If you purchased WDW resorts, it is likely you have deeds that state you both own the property as husband and wife, or similar language, which means you have what is called a tenancy by the entirety, a form of joint tenancy. That means if one you dies, the survivor automatically gets full ownership without going through probate. (Note that avoiding probate does not avoid any estate tax matters, i.e., if taxes are owed they must be paid but with current laws that prohibit any taxes unless the dying person's estate is in the millions, paying taxes is not an issue for many, although you still may need to file an estate tax form to show that the estate owes no taxes. It is when the survivor dies that the probate issue will arise and you will have to go through probate in Florida in relation to the timeshare even though the deceased resided in a different state. The property will be distributed according that last-to-die parent's will, or if no will, according to Florida intestate rules, which would usually mean the one child if the surviving parent has only one child.
To add the child to the ownership requires the preparation and filing with the applicable government agency in Florida, a new deed for each contract you own. Thus, there will be preparation and filing costs for each new deed and any necessary other papers needed for filing. The deed would reflect a transfer from the existing owners to the same existing owners plus the new designated owner. The new deed cannot be tenancy by the entirety because that applies only to married couples. Thus, the new deed would need to reflect that the transfer is being made to joint tenants with right of survivorship. That would mean that the death of one automatically puts ownership into the other two, and the death of the second person puts ownership into the lone survivor. No probate would be needed until the lone survivor dies. Suggested above is doing the deeds and transfer yourself to avoid other than the filing costs. I view that as a possibility done with fair warning -- if the deed is not properly drafted to contain exactly what it must contain, the result can be a future with someone spending much higher costs to try to change the disaster created into what it was supposed to be.

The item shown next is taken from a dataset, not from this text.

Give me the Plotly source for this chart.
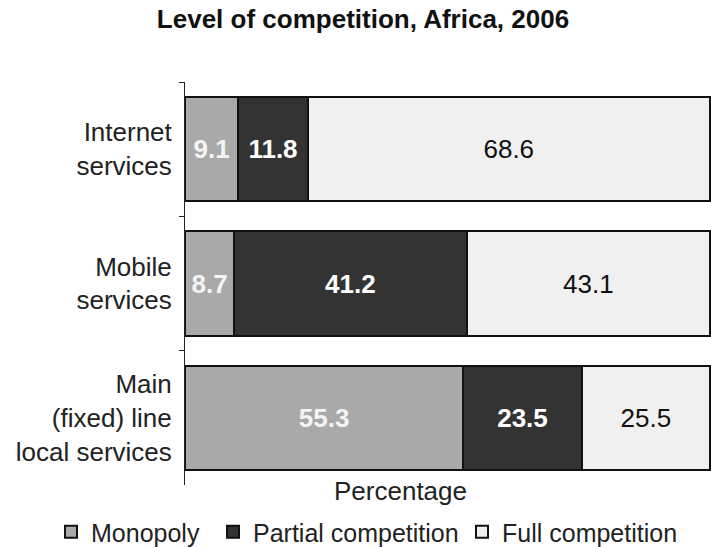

A second method for ultimately transferring ownership to the last survivor requires a three-step process. You don't add the child to the ownership. Instead you create what is called a living trust. The trust is the designated owner of the property and names the current married owners as the trustees and if one of them dies, the survivor becomes the trustee. Those trustees are also the beneficiaries of the trust but you can also make the child a beneficiary who could become the sole trustee and beneficiary when both parents die. Basically the trust would lay out who actually gets what and what role when someone dies. As such trusts usually control ownership and distribution of most property of value, real or personal, owned by the trustees, Also created (step two) is usually fairly short wills which mainly assures that property that might have been overlooked when creating the trust goes to the trust and distributed according to the trust terms.
Once the trust and wills are created, the current DVC owners would provide transfer by deed of their interests in the DVC property, and probably other property such as their home, to the trust. A main benefit of the trust as the owner is that probate is forever avoided because the trust itself, the legal owner of the property, always survives regardless of the death of any of the trustees or beneficiaries.
Of course, having a trust created and deed transfers made generally requires hiring a lawyer and has far more costs than just doing deed transfers, but it does create the avoidance of probate (but not tax matters) for many things someone owns.